Jika tujuan dan kontroversi sudah menjadi polemik maka tax amnesty adalah kebijakan yang bersifat one size doesn’t fit all.
Namun, jika kita telusuri lebih jauh lagi dengan uang yang puluhan tahun di luar, tentunya adanya banyak dana besar yang bisa dimanfaatkan dimana kita dapat menarik aset keuangan dari luar negeri sehingga dampaknya mempengaruhi neraca pembayaran, investasi domestik, atau pertimbangan keuangan lainnya.
Bagi pemerintah kebijakan pengampunan pajak dibutuhkan seiring dengan besarnya dana orang Indonesia di luar negeri. Lebih baik, dana dibawa ke dalam negeri dan digunakan untuk pembangunan.
Tapi kita harus mematangkan kebijakan tersebut. Kita harus mempersiapkan semuanya termasuk dari sisi basis maupun infrastruktur pendukungnya. Jadi bagaimanapun kita butuh supaya uang kita kembali kekampung halamannya.
Kita tidak bisa membiarkan uang yang puluhan tahun milik orang Indonesia harus di parkir ke luar negeri, yang di mana uang itu malah menyejahterakan orang luar negeri dari pada di dalam negeri. Karena Indonesia sedang butuh likuiditas, sehingga uang yang kembali masuk ke kampung halaman kita nantinya bisa digunakan untuk menggerakkan ekonomi nasional.
Dengan kasus-kasus seperti ini seharusnya kita, pemerintah atau bahkan lebih khusus lagi lembaga keuangan yakni bank lebih memperketat prudential banking dan tingkat kepatuhan pelaksanaan identifikasi dalam rangka mengenali transaksi keuangan mencurigakan (suspicious transaction).

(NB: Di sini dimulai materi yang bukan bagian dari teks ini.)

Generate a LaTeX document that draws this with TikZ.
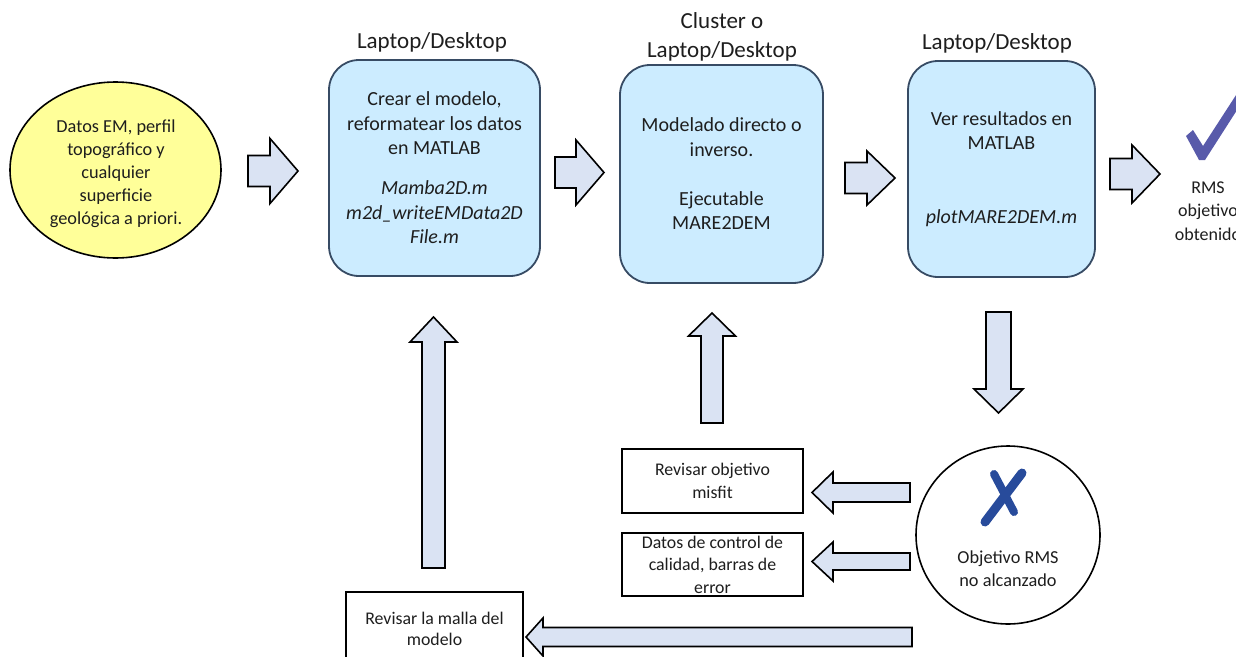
\documentclass[tikz,border=0pt]{standalone}
\usepackage{fontspec}
\setmainfont{Carlito}
\usetikzlibrary{shapes.geometric}
\definecolor{boxfill}{RGB}{204,236,255}
\definecolor{boxdraw}{RGB}{55,75,100}
\definecolor{ellfill}{RGB}{255,255,153}
\definecolor{arrfill}{RGB}{218,227,243}
\definecolor{checkc}{RGB}{88,90,170}
\definecolor{xmarkc}{RGB}{40,75,155}
\definecolor{txt}{RGB}{30,30,30}
% #1 tail coordinate name, #2 angle, #3 length, #4 body half, #5 head half, #6 head length
\newcommand{\blockarr}[6]{%
  \draw[blockarrow, shift={(#1)}, rotate=#2]
    (0,-#4) -- ({#3-#6},-#4) -- ({#3-#6},-#5) -- (#3,0) -- ({#3-#6},#5)
    -- ({#3-#6},#4) -- (0,#4) -- cycle;}
\begin{document}
\begin{tikzpicture}[x=1pt,y=-1pt,
  every node/.style={text=txt},
  bluebox/.style={draw=boxdraw, line width=1.8pt, fill=boxfill, rounded corners=30pt,
    align=center, inner sep=0pt, font=\fontsize{20}{24.5}\selectfont},
  plainbox/.style={draw=black, line width=1.6pt, fill=white, inner sep=0pt,
    align=center, font=\fontsize{17.8}{22.5}\selectfont},
  blockarrow/.style={draw=black, line width=1.6pt, fill=arrfill, line join=miter},
  toplabel/.style={font=\fontsize{23}{29}\selectfont, align=center, inner sep=0pt}]
\useasboundingbox (0,0) rectangle (1236,656);
\fill[white] (0,0) rectangle (1236,656);

% start ellipse
\node[ellipse, draw=black, line width=1.6pt, fill=ellfill, minimum width=211pt, minimum height=176pt,
  inner sep=0pt] (start) at (115.5,170) {};
\node[align=center, font=\fontsize{18.3}{23}\selectfont, inner sep=0pt] (starttxt) at (116,174)
  {Datos EM, perfil\\ topográfico y\\ cualquier\\ superficie\\ geológica a priori.};

% main boxes
\node[bluebox, minimum width=211pt, minimum height=216pt] (b1) at (434.5,168)
  {Crear el modelo,\\ reformatear los datos\\ en MATLAB\\[15.5pt]
   \textit{Mamba2D.m}\\ \textit{m2d\_writeEMData2D}\\ \textit{File.m}};
\node[bluebox, minimum width=203pt, minimum height=218pt] (b2) at (721.5,174)
  {Modelado directo o\\ inverso.\\[24.5pt] Ejecutable\\ MARE2DEM};
\node[bluebox, minimum width=187pt, minimum height=216pt] (b3) at (1001.5,169)
  {Ver resultados en\\ MATLAB\\[49pt] \textit{plotMARE2DEM.m}};

% labels above boxes
\node[toplabel] (l1) at (432,42) {Laptop/Desktop};
\node[toplabel] (l2) at (722,36.5) {Cluster o\\ Laptop/Desktop};
\node[toplabel] (l3) at (997,43) {Laptop/Desktop};

% success
\fill[checkc] (1186,136) -- (1193,130) -- (1203,146) -- (1238,92) -- (1246,96)
  -- (1205,160) -- (1199,160) -- cycle;
\node[align=center, font=\fontsize{18}{23.5}\selectfont, inner sep=0pt] (rms) at (1208,211)
  {RMS\\ objetivo\\ obtenido};

% failure circle
\node[ellipse, draw=black, line width=1.6pt, fill=white, minimum width=184pt, minimum height=178pt,
  inner sep=0pt] (fail) at (1008,535) {};
\draw[xmarkc, line width=9pt, line cap=round] (1022,473) -- (985,522);
\draw[xmarkc, line width=8pt, line cap=round] (994,474) -- (1014,512);
\node[align=center, font=\fontsize{18.3}{23}\selectfont, inner sep=0pt] (failtxt) at (1008,568.5)
  {Objetivo RMS\\ no alcanzado};

% feedback boxes
\node[plainbox, minimum width=181pt, minimum height=64pt] (ra) at (712.5,481)
  {Revisar objetivo\\ misfit};
\node[plainbox, minimum width=181pt, minimum height=63pt] (rb) at (712.5,564.5)
  {Datos de control de\\ calidad, barras de\\ error};
\node[plainbox, minimum width=177pt, minimum height=100pt] (rc) at (434.5,642) {};
\node[align=center, font=\fontsize{17.8}{20.5}\selectfont, inner sep=0pt] (rctxt) at (434.5,629)
  {Revisar la malla del\\ modelo};

% arrow tail coordinates
\coordinate (a1) at (248,171);
\coordinate (a2) at (555,172.5);
\coordinate (a3) at (845,178);
\coordinate (a4) at (1110,174);
\coordinate (d1) at (998.5,312);
\coordinate (u2) at (712,423);
\coordinate (u1) at (433.5,568);
\coordinate (f1) at (910,492.5);
\coordinate (f2) at (910,561.5);
\coordinate (f3) at (912,637);

\blockarr{a1}{0}{50}{15.5}{32.5}{28}
\blockarr{a2}{0}{49}{15.5}{32.5}{28}
\blockarr{a3}{0}{50}{15.5}{27}{28}
\blockarr{a4}{0}{50}{15.5}{29}{28}
\blockarr{d1}{-90}{101}{12.5}{24.5}{24}
\blockarr{u2}{90}{110}{11}{23.5}{23}
\blockarr{u1}{90}{251}{11.5}{23.5}{25}
\blockarr{f1}{180}{98}{9.5}{20.5}{21}
\blockarr{f2}{180}{98}{8.5}{19.5}{21}
\blockarr{f3}{180}{386}{9.5}{19}{17}
\end{tikzpicture}
\end{document}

Dalam hal ini kita sangat terbantu dengan adanya PPATK (Pusat Pelaporan Analisis Transaksi Keuangan). Melalui lembaga ini dilakukan uji petik transaksi data pejabat dan pengusaha. Sehingga kita rakyat Indonesia dapat meminimalis segala bentuk korupsi, pencucian uang, dilemma tax amnesty dimana akan bermuara terhadap penyimpangan profil dan penyimpangan karakteristik serta etika dalam menumpuk harta kekayaan.